*Data lines*
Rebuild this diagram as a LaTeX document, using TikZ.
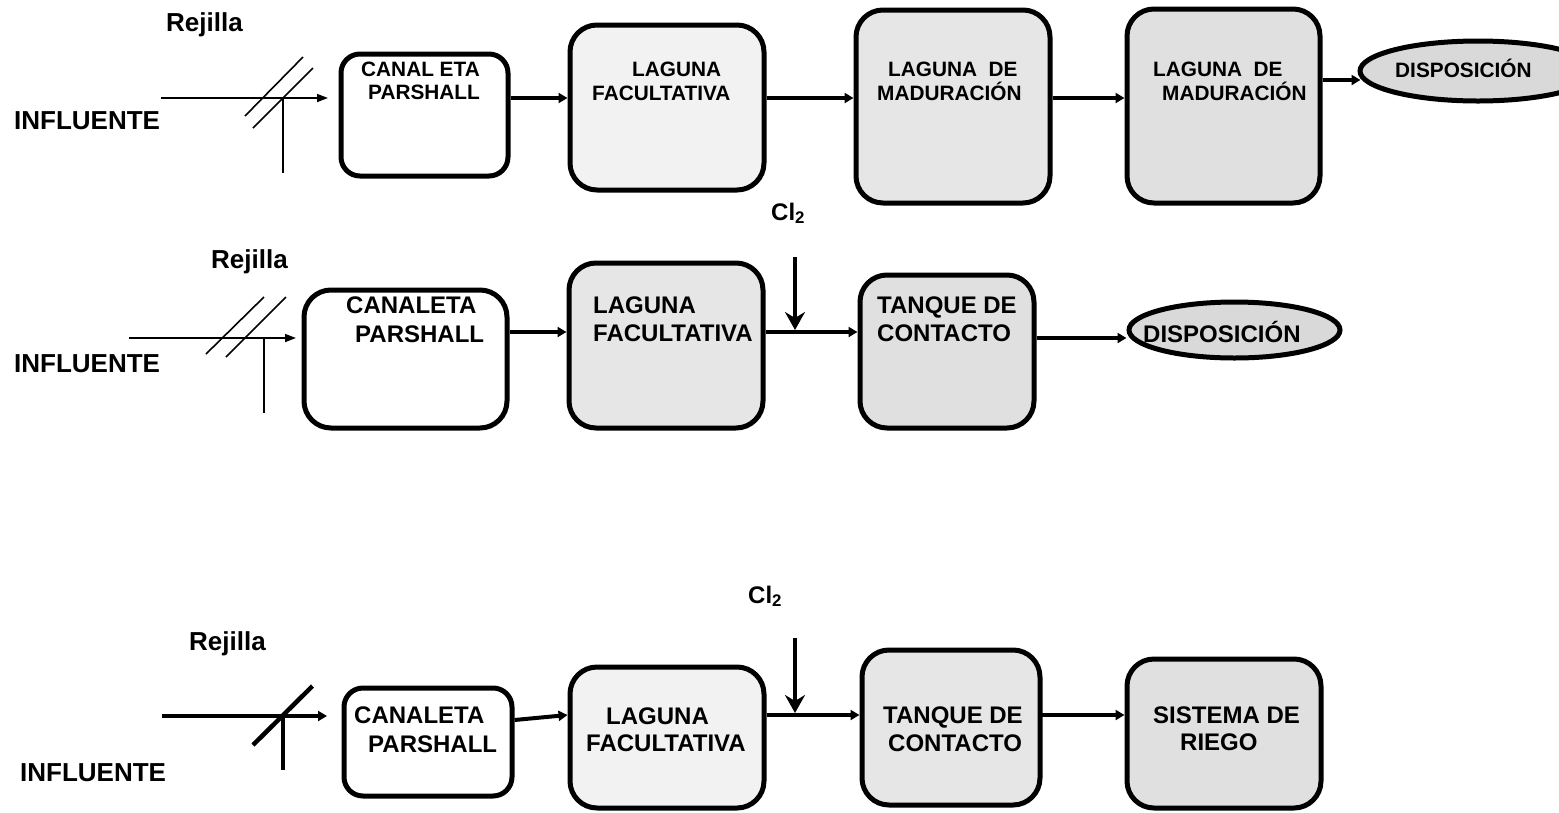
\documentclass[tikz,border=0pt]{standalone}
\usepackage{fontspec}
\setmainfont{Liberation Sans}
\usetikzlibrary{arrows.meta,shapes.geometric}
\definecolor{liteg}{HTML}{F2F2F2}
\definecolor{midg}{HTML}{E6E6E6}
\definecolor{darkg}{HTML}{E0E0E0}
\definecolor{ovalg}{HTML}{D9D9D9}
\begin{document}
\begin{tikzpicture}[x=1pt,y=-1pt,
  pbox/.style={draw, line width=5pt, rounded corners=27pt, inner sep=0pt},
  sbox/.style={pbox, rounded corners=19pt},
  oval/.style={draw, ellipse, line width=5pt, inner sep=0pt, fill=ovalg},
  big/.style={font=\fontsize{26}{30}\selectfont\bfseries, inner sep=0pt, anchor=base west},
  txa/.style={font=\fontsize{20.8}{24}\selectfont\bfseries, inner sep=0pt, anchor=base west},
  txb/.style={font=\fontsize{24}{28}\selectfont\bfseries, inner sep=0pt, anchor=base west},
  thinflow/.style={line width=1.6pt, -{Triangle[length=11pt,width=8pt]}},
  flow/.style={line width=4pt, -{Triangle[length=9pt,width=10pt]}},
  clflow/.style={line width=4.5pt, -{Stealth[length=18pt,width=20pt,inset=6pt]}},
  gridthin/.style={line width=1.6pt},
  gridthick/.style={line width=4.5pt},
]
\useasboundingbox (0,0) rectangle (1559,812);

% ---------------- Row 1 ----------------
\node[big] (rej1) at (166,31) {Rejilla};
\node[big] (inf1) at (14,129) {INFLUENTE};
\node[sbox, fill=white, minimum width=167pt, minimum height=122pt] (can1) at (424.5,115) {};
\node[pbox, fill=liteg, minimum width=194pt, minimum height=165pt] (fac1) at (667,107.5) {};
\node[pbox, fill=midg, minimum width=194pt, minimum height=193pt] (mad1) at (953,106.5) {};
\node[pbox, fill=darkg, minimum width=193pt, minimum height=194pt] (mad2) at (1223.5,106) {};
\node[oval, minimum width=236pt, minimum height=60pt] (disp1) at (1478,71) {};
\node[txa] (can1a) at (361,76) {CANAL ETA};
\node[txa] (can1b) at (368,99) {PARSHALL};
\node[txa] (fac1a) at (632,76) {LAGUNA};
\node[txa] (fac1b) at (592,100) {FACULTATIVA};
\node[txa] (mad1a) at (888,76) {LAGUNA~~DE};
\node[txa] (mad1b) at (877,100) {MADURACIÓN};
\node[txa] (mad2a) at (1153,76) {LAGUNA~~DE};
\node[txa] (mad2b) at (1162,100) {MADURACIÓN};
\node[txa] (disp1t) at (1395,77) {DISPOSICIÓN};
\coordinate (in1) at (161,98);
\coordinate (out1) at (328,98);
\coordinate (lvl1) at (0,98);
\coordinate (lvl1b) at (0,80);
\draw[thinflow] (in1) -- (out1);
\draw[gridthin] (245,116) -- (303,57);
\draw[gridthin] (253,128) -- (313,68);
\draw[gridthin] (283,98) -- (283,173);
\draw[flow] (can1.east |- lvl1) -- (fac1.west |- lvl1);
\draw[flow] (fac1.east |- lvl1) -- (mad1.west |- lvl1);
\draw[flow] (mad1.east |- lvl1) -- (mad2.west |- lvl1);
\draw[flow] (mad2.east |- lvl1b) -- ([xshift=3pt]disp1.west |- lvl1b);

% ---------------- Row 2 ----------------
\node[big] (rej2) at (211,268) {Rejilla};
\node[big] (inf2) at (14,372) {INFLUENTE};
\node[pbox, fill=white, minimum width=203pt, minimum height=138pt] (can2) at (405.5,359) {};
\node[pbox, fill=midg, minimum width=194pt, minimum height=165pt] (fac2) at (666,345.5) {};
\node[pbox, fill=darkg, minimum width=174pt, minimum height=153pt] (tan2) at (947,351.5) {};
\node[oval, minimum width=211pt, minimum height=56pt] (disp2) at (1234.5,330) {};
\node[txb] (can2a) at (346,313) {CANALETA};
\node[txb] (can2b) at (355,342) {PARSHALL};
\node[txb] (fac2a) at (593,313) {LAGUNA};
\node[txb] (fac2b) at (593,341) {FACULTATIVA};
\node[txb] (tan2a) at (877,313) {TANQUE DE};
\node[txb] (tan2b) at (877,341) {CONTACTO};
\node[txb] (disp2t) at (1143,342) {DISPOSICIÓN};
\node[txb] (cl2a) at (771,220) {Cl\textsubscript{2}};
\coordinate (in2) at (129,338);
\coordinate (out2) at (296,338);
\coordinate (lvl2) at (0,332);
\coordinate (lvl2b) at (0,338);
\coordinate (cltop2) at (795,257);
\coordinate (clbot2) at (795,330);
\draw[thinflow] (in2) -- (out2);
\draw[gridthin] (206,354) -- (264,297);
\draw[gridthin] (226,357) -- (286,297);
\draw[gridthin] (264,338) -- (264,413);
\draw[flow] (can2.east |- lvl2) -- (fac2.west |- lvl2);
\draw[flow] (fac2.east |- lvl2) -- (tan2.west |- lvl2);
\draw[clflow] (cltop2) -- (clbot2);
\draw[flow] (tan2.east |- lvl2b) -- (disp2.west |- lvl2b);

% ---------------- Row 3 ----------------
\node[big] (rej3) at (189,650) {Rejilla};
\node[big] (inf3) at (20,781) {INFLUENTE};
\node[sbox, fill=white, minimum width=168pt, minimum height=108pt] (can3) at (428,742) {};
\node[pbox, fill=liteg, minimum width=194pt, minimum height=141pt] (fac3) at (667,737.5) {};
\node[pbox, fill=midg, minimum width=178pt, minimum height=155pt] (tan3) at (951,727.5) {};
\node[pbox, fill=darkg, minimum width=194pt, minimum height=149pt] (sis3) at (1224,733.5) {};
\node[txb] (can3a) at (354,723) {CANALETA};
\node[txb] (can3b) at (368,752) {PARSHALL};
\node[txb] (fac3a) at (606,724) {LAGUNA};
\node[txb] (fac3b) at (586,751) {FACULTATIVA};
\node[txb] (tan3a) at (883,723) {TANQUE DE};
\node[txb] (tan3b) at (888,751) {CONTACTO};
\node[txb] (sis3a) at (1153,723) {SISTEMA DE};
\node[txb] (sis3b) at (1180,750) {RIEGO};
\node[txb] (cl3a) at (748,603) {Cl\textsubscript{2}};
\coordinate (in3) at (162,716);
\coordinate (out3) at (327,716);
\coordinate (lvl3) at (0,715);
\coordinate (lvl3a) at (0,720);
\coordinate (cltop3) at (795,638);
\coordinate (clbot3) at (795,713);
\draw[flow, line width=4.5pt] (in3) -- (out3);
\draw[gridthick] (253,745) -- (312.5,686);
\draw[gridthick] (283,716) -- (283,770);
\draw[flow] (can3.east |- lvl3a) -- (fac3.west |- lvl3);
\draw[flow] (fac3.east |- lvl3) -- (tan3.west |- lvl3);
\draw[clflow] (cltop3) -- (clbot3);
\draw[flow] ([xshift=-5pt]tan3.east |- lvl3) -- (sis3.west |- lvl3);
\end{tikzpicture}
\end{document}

*Exercise task*
Print the full listing exactly, dropping the pictures.

*Solution below*
Rebuild this diagram as a LaTeX document, using TikZ.
\documentclass[tikz,border=0pt]{standalone}
\usepackage{fontspec}
\setmainfont{Liberation Sans}
\usetikzlibrary{arrows.meta,shapes.geometric}
\definecolor{liteg}{HTML}{F2F2F2}
\definecolor{midg}{HTML}{E6E6E6}
\definecolor{darkg}{HTML}{E0E0E0}
\definecolor{ovalg}{HTML}{D9D9D9}
\begin{document}
\begin{tikzpicture}[x=1pt,y=-1pt,
  pbox/.style={draw, line width=5pt, rounded corners=27pt, inner sep=0pt},
  sbox/.style={pbox, rounded corners=19pt},
  oval/.style={draw, ellipse, line width=5pt, inner sep=0pt, fill=ovalg},
  big/.style={font=\fontsize{26}{30}\selectfont\bfseries, inner sep=0pt, anchor=base west},
  txa/.style={font=\fontsize{20.8}{24}\selectfont\bfseries, inner sep=0pt, anchor=base west},
  txb/.style={font=\fontsize{24}{28}\selectfont\bfseries, inner sep=0pt, anchor=base west},
  thinflow/.style={line width=1.6pt, -{Triangle[length=11pt,width=8pt]}},
  flow/.style={line width=4pt, -{Triangle[length=9pt,width=10pt]}},
  clflow/.style={line width=4.5pt, -{Stealth[length=18pt,width=20pt,inset=6pt]}},
  gridthin/.style={line width=1.6pt},
  gridthick/.style={line width=4.5pt},
]
\useasboundingbox (0,0) rectangle (1559,812);

% ---------------- Row 1 ----------------
\node[big] (rej1) at (166,31) {Rejilla};
\node[big] (inf1) at (14,129) {INFLUENTE};
\node[sbox, fill=white, minimum width=167pt, minimum height=122pt] (can1) at (424.5,115) {};
\node[pbox, fill=liteg, minimum width=194pt, minimum height=165pt] (fac1) at (667,107.5) {};
\node[pbox, fill=midg, minimum width=194pt, minimum height=193pt] (mad1) at (953,106.5) {};
\node[pbox, fill=darkg, minimum width=193pt, minimum height=194pt] (mad2) at (1223.5,106) {};
\node[oval, minimum width=236pt, minimum height=60pt] (disp1) at (1478,71) {};
\node[txa] (can1a) at (361,76) {CANAL ETA};
\node[txa] (can1b) at (368,99) {PARSHALL};
\node[txa] (fac1a) at (632,76) {LAGUNA};
\node[txa] (fac1b) at (592,100) {FACULTATIVA};
\node[txa] (mad1a) at (888,76) {LAGUNA~~DE};
\node[txa] (mad1b) at (877,100) {MADURACIÓN};
\node[txa] (mad2a) at (1153,76) {LAGUNA~~DE};
\node[txa] (mad2b) at (1162,100) {MADURACIÓN};
\node[txa] (disp1t) at (1395,77) {DISPOSICIÓN};
\coordinate (in1) at (161,98);
\coordinate (out1) at (328,98);
\coordinate (lvl1) at (0,98);
\coordinate (lvl1b) at (0,80);
\draw[thinflow] (in1) -- (out1);
\draw[gridthin] (245,116) -- (303,57);
\draw[gridthin] (253,128) -- (313,68);
\draw[gridthin] (283,98) -- (283,173);
\draw[flow] (can1.east |- lvl1) -- (fac1.west |- lvl1);
\draw[flow] (fac1.east |- lvl1) -- (mad1.west |- lvl1);
\draw[flow] (mad1.east |- lvl1) -- (mad2.west |- lvl1);
\draw[flow] (mad2.east |- lvl1b) -- ([xshift=3pt]disp1.west |- lvl1b);

% ---------------- Row 2 ----------------
\node[big] (rej2) at (211,268) {Rejilla};
\node[big] (inf2) at (14,372) {INFLUENTE};
\node[pbox, fill=white, minimum width=203pt, minimum height=138pt] (can2) at (405.5,359) {};
\node[pbox, fill=midg, minimum width=194pt, minimum height=165pt] (fac2) at (666,345.5) {};
\node[pbox, fill=darkg, minimum width=174pt, minimum height=153pt] (tan2) at (947,351.5) {};
\node[oval, minimum width=211pt, minimum height=56pt] (disp2) at (1234.5,330) {};
\node[txb] (can2a) at (346,313) {CANALETA};
\node[txb] (can2b) at (355,342) {PARSHALL};
\node[txb] (fac2a) at (593,313) {LAGUNA};
\node[txb] (fac2b) at (593,341) {FACULTATIVA};
\node[txb] (tan2a) at (877,313) {TANQUE DE};
\node[txb] (tan2b) at (877,341) {CONTACTO};
\node[txb] (disp2t) at (1143,342) {DISPOSICIÓN};
\node[txb] (cl2a) at (771,220) {Cl\textsubscript{2}};
\coordinate (in2) at (129,338);
\coordinate (out2) at (296,338);
\coordinate (lvl2) at (0,332);
\coordinate (lvl2b) at (0,338);
\coordinate (cltop2) at (795,257);
\coordinate (clbot2) at (795,330);
\draw[thinflow] (in2) -- (out2);
\draw[gridthin] (206,354) -- (264,297);
\draw[gridthin] (226,357) -- (286,297);
\draw[gridthin] (264,338) -- (264,413);
\draw[flow] (can2.east |- lvl2) -- (fac2.west |- lvl2);
\draw[flow] (fac2.east |- lvl2) -- (tan2.west |- lvl2);
\draw[clflow] (cltop2) -- (clbot2);
\draw[flow] (tan2.east |- lvl2b) -- (disp2.west |- lvl2b);

% ---------------- Row 3 ----------------
\node[big] (rej3) at (189,650) {Rejilla};
\node[big] (inf3) at (20,781) {INFLUENTE};
\node[sbox, fill=white, minimum width=168pt, minimum height=108pt] (can3) at (428,742) {};
\node[pbox, fill=liteg, minimum width=194pt, minimum height=141pt] (fac3) at (667,737.5) {};
\node[pbox, fill=midg, minimum width=178pt, minimum height=155pt] (tan3) at (951,727.5) {};
\node[pbox, fill=darkg, minimum width=194pt, minimum height=149pt] (sis3) at (1224,733.5) {};
\node[txb] (can3a) at (354,723) {CANALETA};
\node[txb] (can3b) at (368,752) {PARSHALL};
\node[txb] (fac3a) at (606,724) {LAGUNA};
\node[txb] (fac3b) at (586,751) {FACULTATIVA};
\node[txb] (tan3a) at (883,723) {TANQUE DE};
\node[txb] (tan3b) at (888,751) {CONTACTO};
\node[txb] (sis3a) at (1153,723) {SISTEMA DE};
\node[txb] (sis3b) at (1180,750) {RIEGO};
\node[txb] (cl3a) at (748,603) {Cl\textsubscript{2}};
\coordinate (in3) at (162,716);
\coordinate (out3) at (327,716);
\coordinate (lvl3) at (0,715);
\coordinate (lvl3a) at (0,720);
\coordinate (cltop3) at (795,638);
\coordinate (clbot3) at (795,713);
\draw[flow, line width=4.5pt] (in3) -- (out3);
\draw[gridthick] (253,745) -- (312.5,686);
\draw[gridthick] (283,716) -- (283,770);
\draw[flow] (can3.east |- lvl3a) -- (fac3.west |- lvl3);
\draw[flow] (fac3.east |- lvl3) -- (tan3.west |- lvl3);
\draw[clflow] (cltop3) -- (clbot3);
\draw[flow] ([xshift=-5pt]tan3.east |- lvl3) -- (sis3.west |- lvl3);
\end{tikzpicture}
\end{document}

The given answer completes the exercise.